Juntar letras para que den forma a ideas, sólo requiere tiempo y voluntad. De lo primero tengo poco pero voluntad, creo que no me falta. Un blog en estos años en los que los seres humanos nos hemos hiperconectado a una realidad virtual, que a veces da la impresión de alejarse demasiado de la real, se me antojó como la mejor opción. La escritura me ha permitido conocerme, me ha dado esos segundos de respiro para intentar comprender cómo es esta sociedad en la que me ha tocado vivir y de qué manera debo afrontar la experiencia de crecer junto a otras personas que quizá vivan la madurez con parecida confusión y desorientación. Nadie dijo que esto fuese fácil. Nos enseñaron a sumar, a multiplicar, a leer y a escribir. Pero no nos dieron un manual de instrucciones para conseguir convertirnos en ese adulto ideal que seguramente jamás ha existido. Al final, todos improvisamos. En ese camino, unos crean y otros destruyen. Y aunque la segunda opción quizá sea la más sencilla, crear partiendo de la nada y enfrentarte a tus fantasmas a través de la literatura digital resulta extraordinariamente divertido. De alguna manera, la democratización que ha fomentado la red permite huir de la narrativa oficial. Ahora hay miles de bloguers, de youtubers, de ciudadanos más o menos anónimos que conquistan sus pequeños espacios en el que se expresan con libertad.

¿Por qué Societat Anònima? Me gustan los juegos de palabras y además, de alguna manera, tengo ciertos reparos ante el escaparate mediático que nos acosa. El anonimato es el estado natural de todo ciudadano, mientras que la fama es un constructo en el que adscribimos cierta idea de éxito social con la que me siento incómodo.

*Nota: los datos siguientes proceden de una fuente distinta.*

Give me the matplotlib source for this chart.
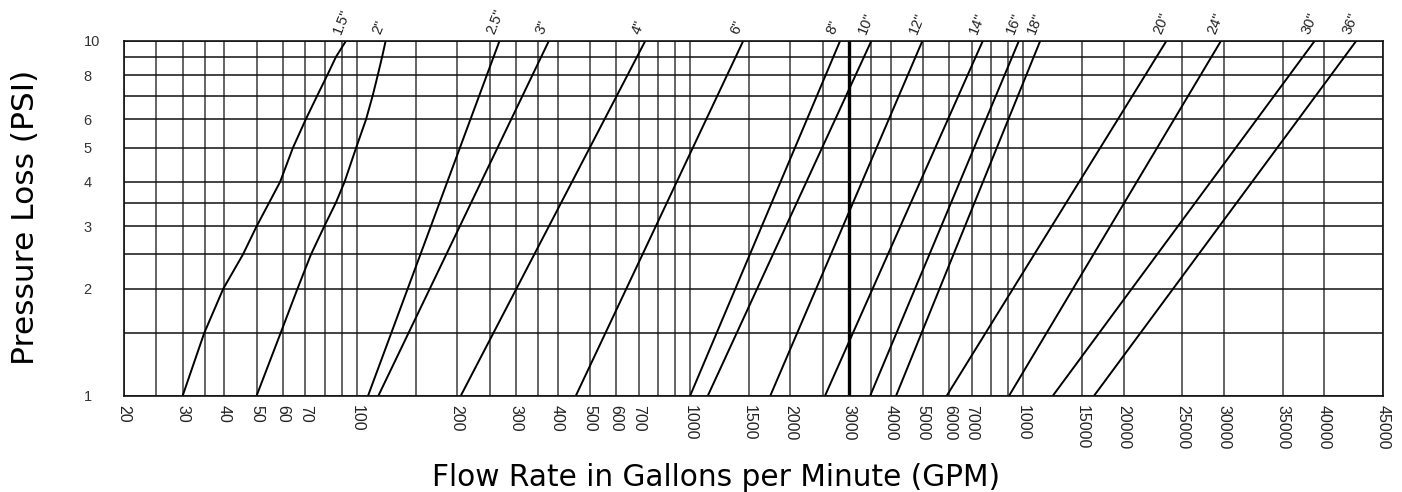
import numpy as np
import matplotlib.pyplot as plt
from matplotlib.ticker import NullFormatter

# grid and tick values (GPM on x, PSI on y)
flow_grid = [20, 25, 30, 35, 40, 50, 60, 70, 80, 90, 100, 150,
             200, 250, 300, 350, 400, 500, 600, 700, 800, 900, 1000, 1500,
             2000, 2500, 3000, 3500, 4000, 5000, 6000, 7000, 8000, 9000, 10000,
             15000, 20000, 25000, 30000, 35000, 40000, 45000]
flow_ticks = [20, 30, 40, 50, 60, 70, 100, 200, 300, 400, 500, 600, 700,
              1000, 1500, 2000, 3000, 4000, 5000, 6000, 7000, 10000, 15000,
              20000, 25000, 30000, 35000, 40000, 45000]
flow_tick_labels = ['20', '30', '40', '50', '60', '70', '100', '200', '300',
                    '400', '500', '600', '700', '1000', '1500', '2000', '3000',
                    '4000', '5000', '6000', '7000', '1000', '15000', '20000',
                    '25000', '30000', '35000', '40000', '45000']
psi_grid = [1, 1.5, 2, 2.5, 3, 3.5, 4, 5, 6, 7, 8, 9, 10]
psi_ticks = [1, 2, 3, 4, 5, 6, 8, 10]

# curved pipes
pipe_15_psi = [1, 1.5, 2, 2.5, 3, 4, 5, 6, 7, 8, 9, 10]
pipe_15_gpm = [30, 34.8, 39.7, 45.5, 50, 58.8, 64.3, 70.2, 76, 81.5, 86.5, 92.8]
pipe_2_psi = [1, 1.5, 2, 2.5, 3, 3.5, 4, 5, 6, 7, 8, 9, 10]
pipe_2_gpm = [50, 59, 66.3, 72.8, 79.8, 86.5, 91.8, 99.5, 106.5, 111.5, 115.5, 119, 122]

# straight pipes: flow at 1 psi and at 10 psi
pipe_sizes = ['2.5"', '3"', '4"', '6"', '8"', '10"', '12"', '14"', '16"', '18"',
              '20"', '24"', '30"', '36"']
gpm_at_1psi = [108, 116, 205, 454, 1000, 1130, 1740, 2540, 3470, 4150,
               5890, 9060, 12260, 16300]
gpm_at_10psi = [268, 377, 734, 1444, 2820, 3500, 4980, 7560, 9700, 11240,
                23540, 29620, 38800, 42660]

# the printed axis is logarithmic up to 20000, then the labels step unevenly
scale_labels = np.log10([1, 20000, 25000, 30000, 35000, 40000, 45000])
scale_equiv = np.log10([1, 20000, 30000, 40000, 60000, 80000, 120000])


def fwd(x):
    x = np.clip(np.asarray(x, dtype=float), 1e-6, None)
    return np.interp(np.log10(x), scale_labels, scale_equiv)


def inv(u):
    return 10 ** np.interp(np.asarray(u, dtype=float), scale_equiv, scale_labels)


fig = plt.figure(figsize=(14.02, 4.92), dpi=100)
ax = fig.add_axes([124 / 1402, 1 - 395.7 / 492, 1259 / 1402, 355 / 492])

ax.set_xscale('function', functions=(fwd, inv))
ax.set_yscale('log')
ax.set_xlim(20, 45000)
ax.set_ylim(1, 10)

ax.set_xticks(flow_ticks)
ax.set_xticklabels(flow_tick_labels, rotation=270, family='Liberation Sans',
                   fontsize=11.5, color='#222222')
ax.set_xticks(flow_grid, minor=True)
ax.set_yticks(psi_ticks)
ax.set_yticklabels([str(p) for p in psi_ticks], family='Liberation Sans',
                   fontsize=10.5, color='#333333')
ax.set_yticks(psi_grid, minor=True)
ax.xaxis.set_minor_formatter(NullFormatter())
ax.yaxis.set_minor_formatter(NullFormatter())
for lbl in ax.get_yticklabels():
    lbl.set_ha('left')

ax.tick_params(axis='both', which='both', length=0)
ax.tick_params(axis='x', pad=7)
ax.tick_params(axis='y', pad=29)

ax.grid(True, which='both', axis='x', color='#3a3a3a', lw=1.1)
ax.grid(True, which='both', axis='y', color='#111111', lw=1.1)
ax.axvline(3000, color='black', lw=2.4)
for s in ax.spines.values():
    s.set_linewidth(1.2)
    s.set_color('#111111')

line_kw = dict(color='black', lw=1.4, solid_capstyle='butt')
ax.plot(pipe_15_gpm, pipe_15_psi, **line_kw)
ax.plot(pipe_2_gpm, pipe_2_psi, **line_kw)
for lo, hi in zip(gpm_at_1psi, gpm_at_10psi):
    ax.plot([lo, hi], [1, 10], **line_kw)

label_names = ['1.5"', '2"'] + pipe_sizes
label_tops = [pipe_15_gpm[-1], pipe_2_gpm[-1]] + gpm_at_10psi
for name, top in zip(label_names, label_tops):
    ax.annotate(name, xy=(top, 10), xytext=(-2, 3), textcoords='offset points',
                rotation=68, rotation_mode='anchor', ha='left', va='bottom',
                fontsize=10.5, family='Liberation Sans', color='#222222',
                annotation_clip=False)

fig.text(716 / 1402, 1 - 478 / 492, 'Flow Rate in Gallons per Minute (GPM)',
         ha='center', va='center', fontsize=21.3, family='DejaVu Sans')
fig.text(26 / 1402, 1 - 217 / 492, 'Pressure Loss (PSI)', rotation=90,
         ha='center', va='center', fontsize=22.5, family='DejaVu Sans')

fig.savefig('out.png', dpi=100)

Ciertamente vivimos una época complicada. La economía, la política, la religión, las relaciones interpersonales han explorado unos territorios peligrosos. Es como si la filosofía low cost se hubiese apoderado de nuestra manera de construir modelos sociales. Y en medio de esa opereta de máximos beneficios con el menor coste, cuando las cosas se quieren aquí y ahora, sin dar demasiado tiempo a la reflexión, es cuando las redes sociales han pasado de la nada al todo en sólo un instante. A duras penas hemos aprendido a relacionarnos con nuestras parejas, con nuestros hijos o con nuestros compañeros de trabajo y ahora resulta que el número de seguidores se ha convertido en un barómetro social. Es cierto que, como adultos, llevamos años socializándonos, aprendiendo a trabajar en equipo, sabiendo que la generosidad es un valor y que el respeto es necesario siempre y en cualquier lugar. Sin embargo, estos conceptos que normalmente aplicamos en la vida real, quedan en suspenso cuando se trata de escribir tuits o mostrarnos al mundo a través de un selfie en el que fingimos sonreír. Prejuicios, estereotipos, fobias, insultos, machismo, mala educación, todo tiene cabida en ese ágora universal que son las redes sociales. Y nuevamente se nos plantean dos grandes opciones: dejarse llevar por la agresividad o utilizar en nuestra visión del mundo la mejor herramienta con la que la experiencia nos ha dotado. ¿Y cuál es esa herramienta? El sentido del humor. Ante los despropósitos de la clase política, de unos medios de comunicación dispuestos a lamer la mano de quien paga y de algunos ciudadanos acríticos con una enorme capacidad para el insulto, nos queda la risa. Y con ella la ironía y la sensación de que el mundo es tan absurdo que lo mejor es hacer una carta. Una carta que empiece con un estimado, o no.